What’s more, COP26 could open the floodgates for offsets markets. Corporate net-zero commitments already rely heavily on “offsetting” emissions they plan to continue releasing. But the vast majority of offsets are fundamentally incompatible with deep emissions cuts. 90% of current offsets projects claim to “avoid” emissions, such as building renewable energy projects that displace coal power plants. In other words, they do not really offset at all, as they do not reduce emissions in the absolute toward net-zero.

That means over-reliance on offsets is cheating. It feigns climate action but really it delays emissions reductions and it could result in a situation where we blow through our temperature targets because the offsets weren’t permanent but they gave us a false sense of security of action being underway.

When this state of affairs is ultimately unearthed, it will be governments who have to pick up the pieces just as they did after the subprime mortgage crisis that triggered a global economic meltdown over a decade ago.

The solution to this state of affairs is a regulated standard on non-state actor net-zero commitments, not a cobbled-together set of voluntary frameworks. It is a separation between the campaigns encouraging net-zero commitments and an independent entity doing the evaluation.

The risk here is clear – there is a growing demand for offsets, but the only effective ones – permanent removal in the geosphere that is verified – are expensive and rare. That creates a market mechanism to incentivise cheap, unverified and temporary carbon removal, and “avoided emissions” offsets.
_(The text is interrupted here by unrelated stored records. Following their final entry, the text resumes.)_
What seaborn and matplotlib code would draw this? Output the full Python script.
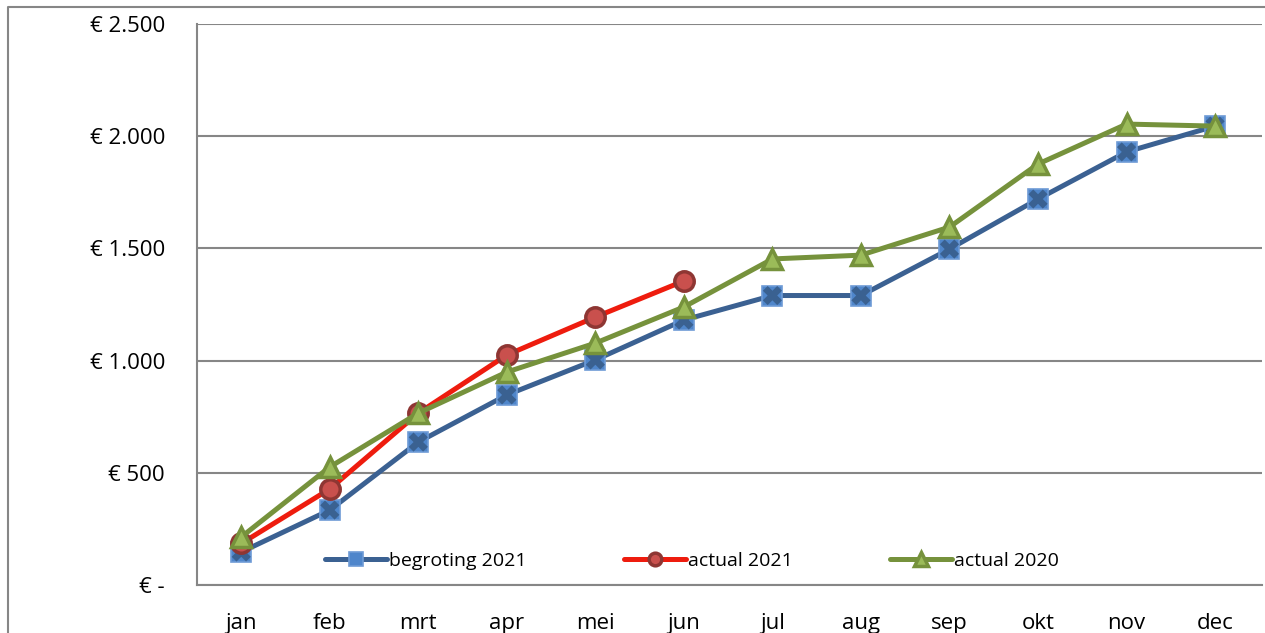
"""Cumulative budget vs. actuals per month, Excel-style line chart."""

import matplotlib

matplotlib.use("Agg")
import matplotlib.pyplot as plt
import numpy as np
import seaborn as sns
from matplotlib.lines import Line2D
from matplotlib.ticker import FixedLocator, FuncFormatter

months = ["jan", "feb", "mrt", "apr", "mei", "jun",
          "jul", "aug", "sep", "okt", "nov", "dec"]
begroting_2021 = [147, 334, 637, 847, 1003, 1181, 1290, 1290, 1497, 1720, 1930, 2045]
actual_2021 = [185, 428, 766, 1025, 1194, 1355]
actual_2020 = [214, 526, 766, 949, 1078, 1239, 1453, 1470, 1595, 1876, 2054, 2045]
y_ticks = [0, 500, 1000, 1500, 2000, 2500]


def euro(v, _pos=None):
    if v == 0:
        return "€ -"
    return "€ " + f"{int(v):,}".replace(",", ".")


sns.set_style("white")
plt.rcParams["font.family"] = ["Open Sans", "DejaVu Sans"]
plt.rcParams["text.color"] = "black"
plt.rcParams["xtick.labelcolor"] = "black"
plt.rcParams["ytick.labelcolor"] = "black"

fig = plt.figure(figsize=(12.65, 6.33), dpi=100)
ax = fig.add_axes([197 / 1265, 1 - 585 / 633, 1065 / 1265, 561 / 633])

x_all = np.arange(len(months))
x_2021 = np.arange(len(actual_2021))

sns.lineplot(x=x_all, y=begroting_2021, ax=ax, color="#3B6192", lw=3.6,
             marker="s", ms=15, mfc="#4F86CB", mec="#6E9BD6", mew=1.2,
             label="begroting 2021", zorder=3)
sns.scatterplot(x=x_all, y=begroting_2021, ax=ax, marker="X", s=190,
                color="#3A6191", edgecolor="none", zorder=3.5, legend=False)
sns.lineplot(x=x_2021, y=actual_2021, ax=ax, color="#EE1C0E", lw=3.6,
             marker="o", ms=14, mfc="#C9504D", mec="#8E3633", mew=2.5,
             label="actual 2021", zorder=4)
sns.lineplot(x=x_all, y=actual_2020, ax=ax, color="#76923C", lw=3.6,
             marker="^", ms=15, mfc="#9BBB59", mec="#76923C", mew=2.5,
             label="actual 2020", zorder=5)

ax.set_xlim(-0.5, len(months) - 0.5 + 0.03)
ax.set_ylim(0, 2500)
ax.yaxis.set_major_locator(FixedLocator(y_ticks))
ax.yaxis.set_major_formatter(FuncFormatter(euro))
ax.set_xticks(x_all)
ax.set_xticklabels(months)
ax.set_xticks(np.arange(-0.5, len(months)), minor=True)
ax.tick_params(axis="x", which="major", length=0, pad=20, labelsize=16,
               labelcolor="black")
ax.tick_params(axis="x", which="minor", length=8, width=1.3, color="#868686",
               direction="out")
ax.tick_params(axis="y", length=8, width=1.3, color="#868686", direction="out",
               pad=15, labelsize=16, labelcolor="black")
ax.grid(axis="y", color="#868686", lw=1.5)
ax.set_axisbelow(True)
for side in ("top", "right"):
    ax.spines[side].set_visible(False)
for side in ("left", "bottom"):
    ax.spines[side].set_color("#868686")
    ax.spines[side].set_linewidth(1.5)

ax.legend(loc="lower center", bbox_to_anchor=(0.465, -0.005), ncol=3,
          frameon=False, fontsize=14, columnspacing=5.0, handlelength=3.2,
          handletextpad=0.1, markerscale=0.65)

fig.add_artist(Line2D([8 / 1265, 8 / 1265, 1.0], [0.0, 1 - 7 / 633, 1 - 7 / 633],
                      color="#868686", lw=1.5))

fig.savefig("out.png", dpi=100)
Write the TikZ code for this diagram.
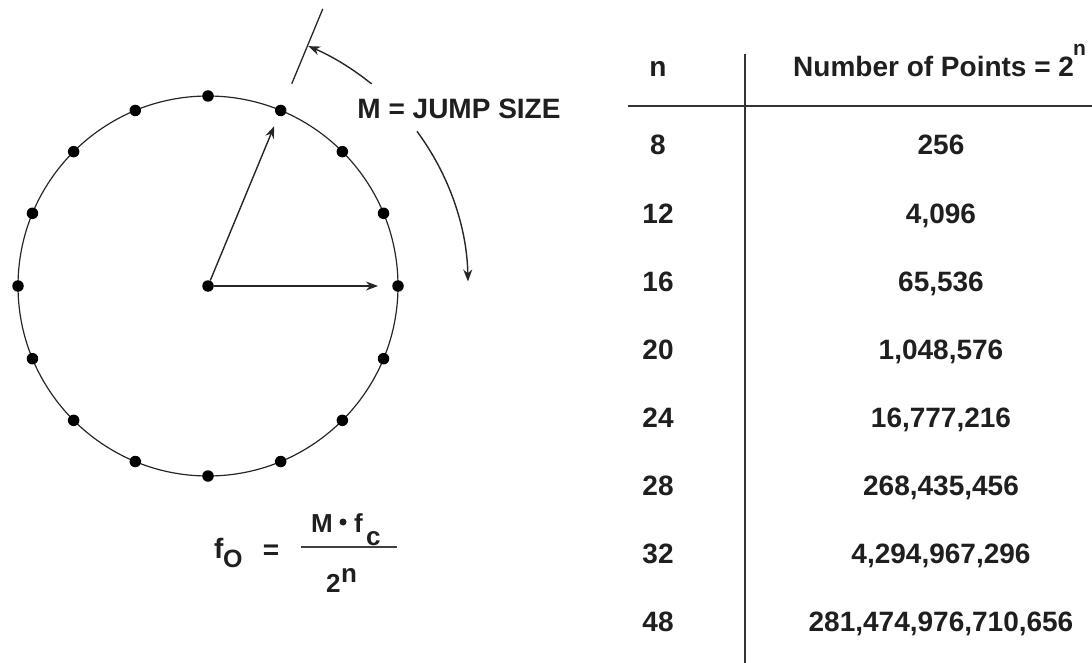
\documentclass[tikz,border=0pt]{standalone}
\usepackage{fontspec}
\setmainfont{Liberation Sans}
\usetikzlibrary{arrows.meta,calc}
\begin{document}
\begin{tikzpicture}[x=1pt,y=1pt,
  dot/.style={circle,fill=black,inner sep=0pt,minimum size=11.5pt},
  lbl/.style={font=\fontsize{28}{32}\selectfont\bfseries, text=black!88, inner sep=0pt},
  fml/.style={font=\fontsize{26}{30}\selectfont\bfseries, text=black!88, inner sep=0pt, anchor=base west},
  sml/.style={font=\fontsize{21}{24}\selectfont\bfseries, text=black!88, inner sep=0pt},
  arr/.style={line width=1.4pt, draw=black!85, -{Stealth[length=12pt,width=9pt]}},
  thin/.style={line width=1.3pt, draw=black!85},
  rule/.style={line width=1.6pt, draw=black!80}]
\useasboundingbox (0,0) rectangle (1092,-663);
% circle of points
\coordinate (c) at (208,-286);
\draw[line width=1.2pt, draw=black!85] (c) circle[radius=190];
\foreach \k in {0,...,15} \node[dot] (p\k) at ($(c)+(\k*22.5:190)$) {};
\node[dot] (c0) at (c) {};
% vectors
\coordinate (a1) at ($(c)+(67.5:173)$);
\coordinate (a0) at ($(c)+(0:170)$);
\draw[arr] (c0) -- (a1);
\draw[arr] (c0) -- (a0);
% radial extension line
\coordinate (t1) at ($(c)+(67.5:219)$);
\coordinate (t2) at ($(c)+(67.5:300)$);
\draw[thin] (t1) -- (t2);
% jump-size arcs
\coordinate (s1) at ($(c)+(51:260)$);
\coordinate (s2) at ($(c)+(36.5:260)$);
\draw[arr] (s1) arc[start angle=51, end angle=67.3, radius=260];
\draw[arr] (s2) arc[start angle=36.5, end angle=1, radius=260];
\node[lbl] (jump) at (459,-109) {M = JUMP SIZE};
% formula
\node[fml, font=\fontsize{28}{30}\selectfont\bfseries] (ff) at (214,-558) {f};
\node[fml, font=\fontsize{25}{28}\selectfont\bfseries] (fsub) at (223,-567) {O};
\node[lbl] (eq) at (271,-552) {=};
\coordinate (b1) at (301,-547);
\coordinate (b2) at (397,-547);
\draw[line width=1.6pt, draw=black!75] (b1) -- (b2);
\node[fml] (num) at (311,-532) {M};
\node[circle, fill=black!88, inner sep=0pt, minimum size=7pt] (bul) at (343,-522) {};
\node[fml] (fc) at (354,-532) {f};
\node[fml] (csub) at (366,-545) {c};
\node[fml] (two) at (326,-592) {2};
\node[fml] (nsup) at (341,-582) {n};
% table
\coordinate (v1) at (745,-54);
\coordinate (v2) at (745,-663);
\coordinate (h1) at (628,-106);
\coordinate (h2) at (1092,-106);
\draw[rule] (v1) -- (v2);
\draw[rule] (h1) -- (h2);
\node[lbl, anchor=base] (hn) at (658,-77) {n};
\node[lbl, anchor=base west] (hp) at (793,-77) {Number of Points = 2};
\node[sml, anchor=base west] (hsup) at (1073,-56) {n};
\foreach \n/\v [count=\i from 0] in {8/256,12/{4,096},16/{65,536},20/{1,048,576},24/{16,777,216},28/{268,435,456},32/{4,294,967,296},48/{281,474,976,710,656}}{
  \node[lbl, anchor=base] (n\i) at (658,-155-68*\i) {\n};
  \node[lbl, anchor=base] (v\i) at (941,-155-68*\i) {\v};
}
\end{tikzpicture}
\end{document}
The opportunity to put hard barriers around the growth of offsetting to ensure it doesn’t become an unstable, risky system prime to collapse are passing fast.

Instead of coal, cars, cash and trees, the legacy of COP 26 could be opening the floodgates of cheating on climate action by legitimizing offsets as part of the climate action framework. The climate knows that these indulgences don’t cut emissions, it’s about time our leaders faced up to that too.